▶ **EXERCISE INSTRUCTIONS**
Your task is to write out only the lines running from the line with "Generate a Python" to the line with "from matplotlib.patches import Circle", both ends kept, with no images.

▶ **Records from a data source**
++++

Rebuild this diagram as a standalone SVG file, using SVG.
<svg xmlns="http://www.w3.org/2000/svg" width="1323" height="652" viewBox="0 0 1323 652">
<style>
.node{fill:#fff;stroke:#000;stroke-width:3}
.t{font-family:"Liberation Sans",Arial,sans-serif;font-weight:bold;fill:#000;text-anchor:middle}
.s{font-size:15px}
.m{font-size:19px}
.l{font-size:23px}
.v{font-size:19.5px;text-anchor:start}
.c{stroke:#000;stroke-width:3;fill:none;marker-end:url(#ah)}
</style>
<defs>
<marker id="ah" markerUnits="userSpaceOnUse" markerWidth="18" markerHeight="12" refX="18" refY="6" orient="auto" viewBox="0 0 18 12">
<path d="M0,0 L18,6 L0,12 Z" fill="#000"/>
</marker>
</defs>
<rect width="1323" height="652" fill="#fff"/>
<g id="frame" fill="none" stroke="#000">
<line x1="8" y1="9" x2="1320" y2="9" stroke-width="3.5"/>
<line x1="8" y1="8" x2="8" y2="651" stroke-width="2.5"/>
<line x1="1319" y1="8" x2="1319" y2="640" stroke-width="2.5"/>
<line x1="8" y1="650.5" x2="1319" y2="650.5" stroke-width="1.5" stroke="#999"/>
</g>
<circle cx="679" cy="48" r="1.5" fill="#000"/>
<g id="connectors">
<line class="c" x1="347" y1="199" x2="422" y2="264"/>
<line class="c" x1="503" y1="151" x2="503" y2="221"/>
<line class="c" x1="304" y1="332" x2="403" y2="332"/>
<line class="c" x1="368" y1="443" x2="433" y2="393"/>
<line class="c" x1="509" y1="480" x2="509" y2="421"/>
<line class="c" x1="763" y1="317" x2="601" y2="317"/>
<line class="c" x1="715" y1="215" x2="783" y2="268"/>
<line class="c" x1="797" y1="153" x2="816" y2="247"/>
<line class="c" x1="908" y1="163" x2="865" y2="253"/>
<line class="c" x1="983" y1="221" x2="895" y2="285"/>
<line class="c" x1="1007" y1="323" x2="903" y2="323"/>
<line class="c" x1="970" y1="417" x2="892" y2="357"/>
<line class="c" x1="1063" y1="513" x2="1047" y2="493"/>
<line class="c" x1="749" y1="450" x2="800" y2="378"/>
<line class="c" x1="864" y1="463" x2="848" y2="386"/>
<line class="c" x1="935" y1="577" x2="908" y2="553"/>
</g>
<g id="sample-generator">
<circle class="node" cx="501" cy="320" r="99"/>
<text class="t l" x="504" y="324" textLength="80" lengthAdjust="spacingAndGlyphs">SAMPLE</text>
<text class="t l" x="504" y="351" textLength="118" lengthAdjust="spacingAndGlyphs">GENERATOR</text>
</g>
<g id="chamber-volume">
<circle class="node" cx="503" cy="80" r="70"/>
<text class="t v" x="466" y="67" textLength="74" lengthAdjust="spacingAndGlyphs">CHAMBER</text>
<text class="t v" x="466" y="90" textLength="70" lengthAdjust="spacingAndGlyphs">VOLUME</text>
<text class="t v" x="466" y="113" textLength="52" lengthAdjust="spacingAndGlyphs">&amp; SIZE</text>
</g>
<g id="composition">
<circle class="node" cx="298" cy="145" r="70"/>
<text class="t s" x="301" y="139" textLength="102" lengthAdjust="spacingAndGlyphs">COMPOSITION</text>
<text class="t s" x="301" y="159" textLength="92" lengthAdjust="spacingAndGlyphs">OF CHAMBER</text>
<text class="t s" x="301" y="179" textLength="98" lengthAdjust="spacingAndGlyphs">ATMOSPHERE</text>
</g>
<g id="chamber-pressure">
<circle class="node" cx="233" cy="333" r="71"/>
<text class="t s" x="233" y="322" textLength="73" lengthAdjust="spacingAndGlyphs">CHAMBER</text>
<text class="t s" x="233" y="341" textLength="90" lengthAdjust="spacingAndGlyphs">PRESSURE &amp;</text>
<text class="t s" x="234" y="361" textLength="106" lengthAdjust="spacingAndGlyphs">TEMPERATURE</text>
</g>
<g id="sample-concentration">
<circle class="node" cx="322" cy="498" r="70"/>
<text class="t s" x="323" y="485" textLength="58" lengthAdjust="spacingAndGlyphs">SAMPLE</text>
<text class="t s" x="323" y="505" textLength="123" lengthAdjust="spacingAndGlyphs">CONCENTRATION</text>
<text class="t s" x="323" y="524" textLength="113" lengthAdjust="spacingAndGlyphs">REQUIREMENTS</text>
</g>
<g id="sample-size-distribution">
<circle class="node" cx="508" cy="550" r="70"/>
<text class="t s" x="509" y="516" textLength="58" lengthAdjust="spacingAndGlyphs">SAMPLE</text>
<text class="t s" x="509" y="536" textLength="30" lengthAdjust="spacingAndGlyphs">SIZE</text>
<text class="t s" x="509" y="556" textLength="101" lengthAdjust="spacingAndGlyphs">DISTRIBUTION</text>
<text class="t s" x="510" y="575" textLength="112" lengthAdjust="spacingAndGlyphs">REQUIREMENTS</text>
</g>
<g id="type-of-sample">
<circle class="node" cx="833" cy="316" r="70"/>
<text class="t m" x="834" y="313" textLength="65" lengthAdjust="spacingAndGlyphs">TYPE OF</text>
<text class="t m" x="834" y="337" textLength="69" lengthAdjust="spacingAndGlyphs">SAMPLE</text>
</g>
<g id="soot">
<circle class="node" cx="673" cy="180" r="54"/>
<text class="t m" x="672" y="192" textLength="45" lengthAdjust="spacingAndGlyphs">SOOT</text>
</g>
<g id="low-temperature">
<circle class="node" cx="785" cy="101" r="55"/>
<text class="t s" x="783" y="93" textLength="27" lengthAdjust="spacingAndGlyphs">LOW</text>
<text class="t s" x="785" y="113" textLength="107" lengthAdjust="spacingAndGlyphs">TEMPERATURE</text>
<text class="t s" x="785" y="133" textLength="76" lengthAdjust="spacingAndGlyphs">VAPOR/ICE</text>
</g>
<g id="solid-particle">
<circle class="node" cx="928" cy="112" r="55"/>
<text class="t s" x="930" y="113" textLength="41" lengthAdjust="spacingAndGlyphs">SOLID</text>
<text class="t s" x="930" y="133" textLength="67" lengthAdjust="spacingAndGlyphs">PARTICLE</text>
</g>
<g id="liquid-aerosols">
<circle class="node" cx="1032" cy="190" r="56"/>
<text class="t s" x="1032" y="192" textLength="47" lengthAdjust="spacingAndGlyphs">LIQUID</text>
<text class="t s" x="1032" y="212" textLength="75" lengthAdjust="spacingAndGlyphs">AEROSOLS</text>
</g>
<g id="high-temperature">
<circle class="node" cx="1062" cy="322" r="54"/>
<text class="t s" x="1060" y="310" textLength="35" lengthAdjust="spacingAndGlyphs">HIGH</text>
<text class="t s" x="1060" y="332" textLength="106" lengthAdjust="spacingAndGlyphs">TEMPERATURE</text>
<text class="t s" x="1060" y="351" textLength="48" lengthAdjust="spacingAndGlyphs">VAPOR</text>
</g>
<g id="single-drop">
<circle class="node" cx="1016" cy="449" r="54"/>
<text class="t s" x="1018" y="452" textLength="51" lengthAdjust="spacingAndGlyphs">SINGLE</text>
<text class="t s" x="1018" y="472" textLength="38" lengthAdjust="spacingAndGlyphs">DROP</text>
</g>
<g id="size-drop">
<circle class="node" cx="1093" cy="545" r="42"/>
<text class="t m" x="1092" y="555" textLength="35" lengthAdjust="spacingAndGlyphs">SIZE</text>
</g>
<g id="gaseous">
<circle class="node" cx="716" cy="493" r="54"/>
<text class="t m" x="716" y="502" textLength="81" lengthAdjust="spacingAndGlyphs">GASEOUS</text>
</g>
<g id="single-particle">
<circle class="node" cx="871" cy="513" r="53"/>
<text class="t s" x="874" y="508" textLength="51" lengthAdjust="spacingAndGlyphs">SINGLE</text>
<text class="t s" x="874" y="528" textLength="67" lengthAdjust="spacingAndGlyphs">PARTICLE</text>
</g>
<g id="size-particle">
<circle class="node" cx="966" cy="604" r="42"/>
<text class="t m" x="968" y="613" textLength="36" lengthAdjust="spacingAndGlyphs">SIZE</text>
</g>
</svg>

++++

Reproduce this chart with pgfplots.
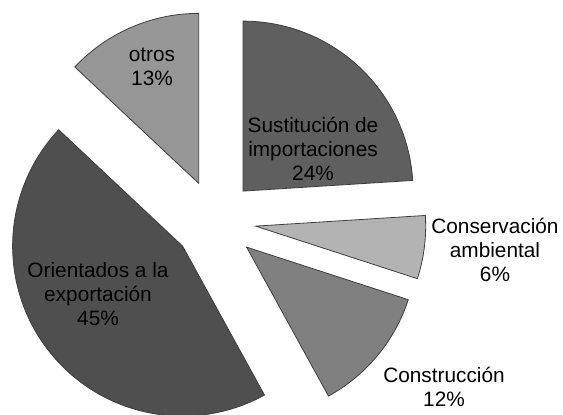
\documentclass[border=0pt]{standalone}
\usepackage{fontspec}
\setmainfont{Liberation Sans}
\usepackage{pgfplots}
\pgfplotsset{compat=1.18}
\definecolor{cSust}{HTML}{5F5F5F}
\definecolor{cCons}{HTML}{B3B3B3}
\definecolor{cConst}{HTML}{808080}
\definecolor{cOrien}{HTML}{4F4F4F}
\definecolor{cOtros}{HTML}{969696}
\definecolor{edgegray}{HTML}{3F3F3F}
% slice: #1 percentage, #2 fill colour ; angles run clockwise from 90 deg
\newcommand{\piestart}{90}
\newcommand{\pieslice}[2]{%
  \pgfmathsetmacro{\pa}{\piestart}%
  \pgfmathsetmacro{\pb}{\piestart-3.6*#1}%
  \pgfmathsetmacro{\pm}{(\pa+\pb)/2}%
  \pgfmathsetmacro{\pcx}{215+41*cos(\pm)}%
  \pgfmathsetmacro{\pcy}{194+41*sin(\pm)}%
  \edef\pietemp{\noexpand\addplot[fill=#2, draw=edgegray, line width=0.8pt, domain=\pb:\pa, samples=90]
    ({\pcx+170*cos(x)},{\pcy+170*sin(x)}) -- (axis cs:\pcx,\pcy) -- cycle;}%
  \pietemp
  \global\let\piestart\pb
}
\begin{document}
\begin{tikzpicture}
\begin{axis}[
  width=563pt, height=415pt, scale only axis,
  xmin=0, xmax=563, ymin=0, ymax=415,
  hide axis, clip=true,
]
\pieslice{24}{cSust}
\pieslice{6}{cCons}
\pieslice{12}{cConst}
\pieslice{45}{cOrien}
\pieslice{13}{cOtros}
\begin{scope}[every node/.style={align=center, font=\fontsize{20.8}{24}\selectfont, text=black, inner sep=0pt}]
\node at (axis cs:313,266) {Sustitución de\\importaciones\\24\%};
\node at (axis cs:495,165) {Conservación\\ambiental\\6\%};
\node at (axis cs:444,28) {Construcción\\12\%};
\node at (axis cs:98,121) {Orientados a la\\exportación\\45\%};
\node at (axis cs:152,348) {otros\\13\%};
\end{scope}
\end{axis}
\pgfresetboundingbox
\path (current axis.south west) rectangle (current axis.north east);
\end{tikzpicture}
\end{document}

++++

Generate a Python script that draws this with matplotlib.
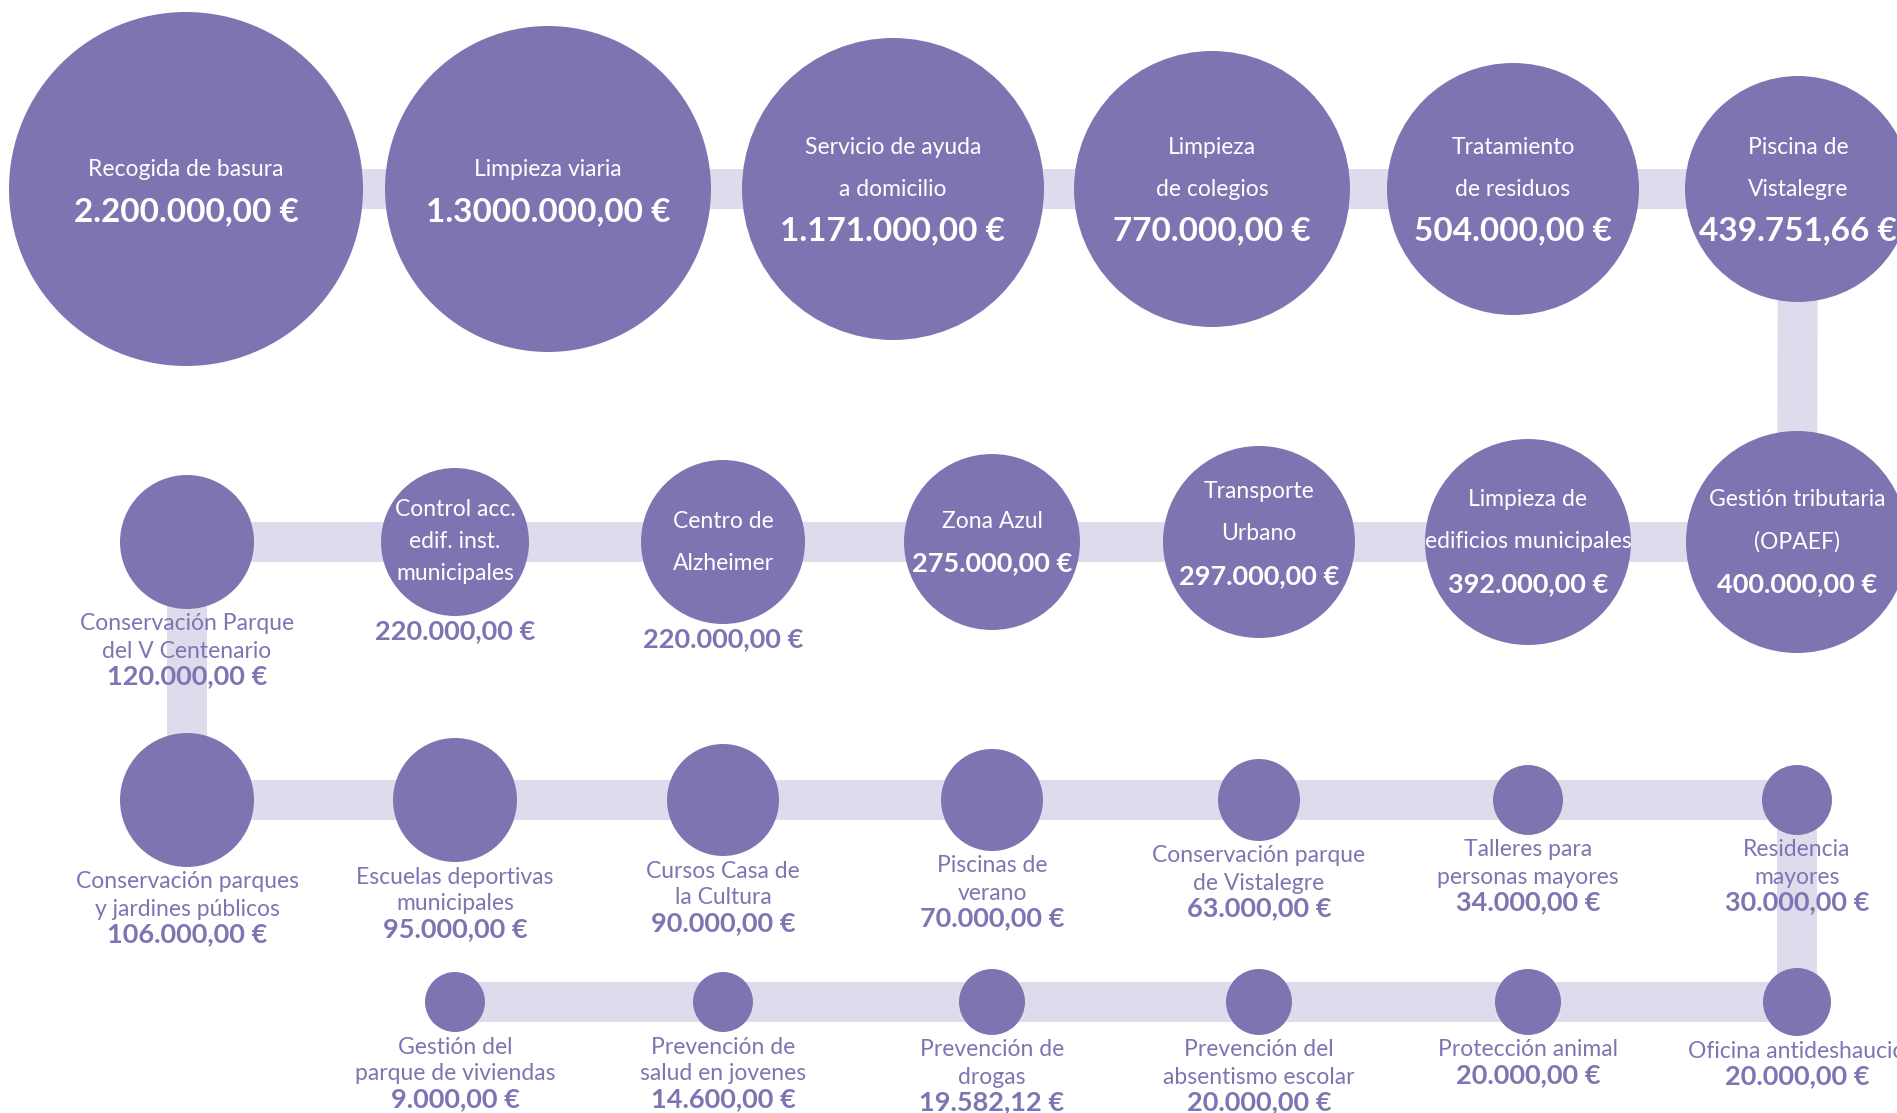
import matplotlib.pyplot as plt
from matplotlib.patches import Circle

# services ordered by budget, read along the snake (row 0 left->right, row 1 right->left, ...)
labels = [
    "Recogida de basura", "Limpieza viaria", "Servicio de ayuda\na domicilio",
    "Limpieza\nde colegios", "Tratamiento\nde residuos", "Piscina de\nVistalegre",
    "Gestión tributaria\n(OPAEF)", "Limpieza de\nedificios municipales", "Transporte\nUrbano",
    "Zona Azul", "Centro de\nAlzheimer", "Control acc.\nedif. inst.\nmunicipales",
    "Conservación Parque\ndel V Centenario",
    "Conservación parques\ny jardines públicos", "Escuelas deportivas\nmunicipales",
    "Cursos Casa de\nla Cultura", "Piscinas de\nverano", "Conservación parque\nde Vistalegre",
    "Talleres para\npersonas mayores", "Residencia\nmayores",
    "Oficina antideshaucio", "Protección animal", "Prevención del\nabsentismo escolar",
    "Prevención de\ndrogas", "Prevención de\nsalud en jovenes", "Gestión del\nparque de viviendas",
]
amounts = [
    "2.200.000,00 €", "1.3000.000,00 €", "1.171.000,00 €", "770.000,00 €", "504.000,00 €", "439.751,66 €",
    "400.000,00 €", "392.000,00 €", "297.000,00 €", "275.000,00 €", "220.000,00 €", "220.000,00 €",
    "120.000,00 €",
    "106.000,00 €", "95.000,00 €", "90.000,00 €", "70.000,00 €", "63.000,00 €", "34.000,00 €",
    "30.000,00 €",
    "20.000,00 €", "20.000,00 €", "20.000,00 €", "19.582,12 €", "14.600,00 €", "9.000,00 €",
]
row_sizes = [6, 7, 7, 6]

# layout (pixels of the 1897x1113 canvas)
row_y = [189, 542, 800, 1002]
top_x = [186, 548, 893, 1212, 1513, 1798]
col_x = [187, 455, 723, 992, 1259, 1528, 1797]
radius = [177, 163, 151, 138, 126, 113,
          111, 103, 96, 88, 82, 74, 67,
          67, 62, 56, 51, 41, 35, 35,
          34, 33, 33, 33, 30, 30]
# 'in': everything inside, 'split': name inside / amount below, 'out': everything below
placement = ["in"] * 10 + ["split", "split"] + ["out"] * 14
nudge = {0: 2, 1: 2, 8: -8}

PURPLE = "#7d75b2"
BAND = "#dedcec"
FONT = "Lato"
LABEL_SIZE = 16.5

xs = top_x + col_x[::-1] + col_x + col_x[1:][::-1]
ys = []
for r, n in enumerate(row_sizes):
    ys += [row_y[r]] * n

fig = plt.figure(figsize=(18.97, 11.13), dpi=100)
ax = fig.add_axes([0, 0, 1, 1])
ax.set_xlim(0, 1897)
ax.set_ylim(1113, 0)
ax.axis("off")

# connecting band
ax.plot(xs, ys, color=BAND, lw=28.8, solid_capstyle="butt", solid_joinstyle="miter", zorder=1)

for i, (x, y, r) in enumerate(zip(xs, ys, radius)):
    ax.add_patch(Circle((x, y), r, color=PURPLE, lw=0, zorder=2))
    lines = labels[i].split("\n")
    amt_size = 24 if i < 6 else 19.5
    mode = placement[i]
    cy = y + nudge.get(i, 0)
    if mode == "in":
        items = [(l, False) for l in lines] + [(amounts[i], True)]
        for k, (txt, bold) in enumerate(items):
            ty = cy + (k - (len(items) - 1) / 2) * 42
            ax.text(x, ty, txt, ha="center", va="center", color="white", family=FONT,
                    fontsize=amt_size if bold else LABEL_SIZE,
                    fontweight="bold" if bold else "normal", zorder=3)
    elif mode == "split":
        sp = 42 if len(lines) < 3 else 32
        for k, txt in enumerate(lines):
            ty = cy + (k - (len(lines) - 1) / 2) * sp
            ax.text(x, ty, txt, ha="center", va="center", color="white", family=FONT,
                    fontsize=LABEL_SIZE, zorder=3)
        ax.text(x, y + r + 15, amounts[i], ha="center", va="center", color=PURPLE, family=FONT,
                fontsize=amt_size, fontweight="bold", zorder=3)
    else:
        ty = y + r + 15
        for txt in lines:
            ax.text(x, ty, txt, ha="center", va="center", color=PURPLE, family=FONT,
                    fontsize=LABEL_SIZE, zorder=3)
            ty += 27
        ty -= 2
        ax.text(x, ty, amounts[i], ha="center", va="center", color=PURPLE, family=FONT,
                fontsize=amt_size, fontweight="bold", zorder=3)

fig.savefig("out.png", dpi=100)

++++

▶ **SOLUTION TO THE PROBLEM**
Generate a Python script that draws this with matplotlib.
import matplotlib.pyplot as plt
from matplotlib.patches import Circle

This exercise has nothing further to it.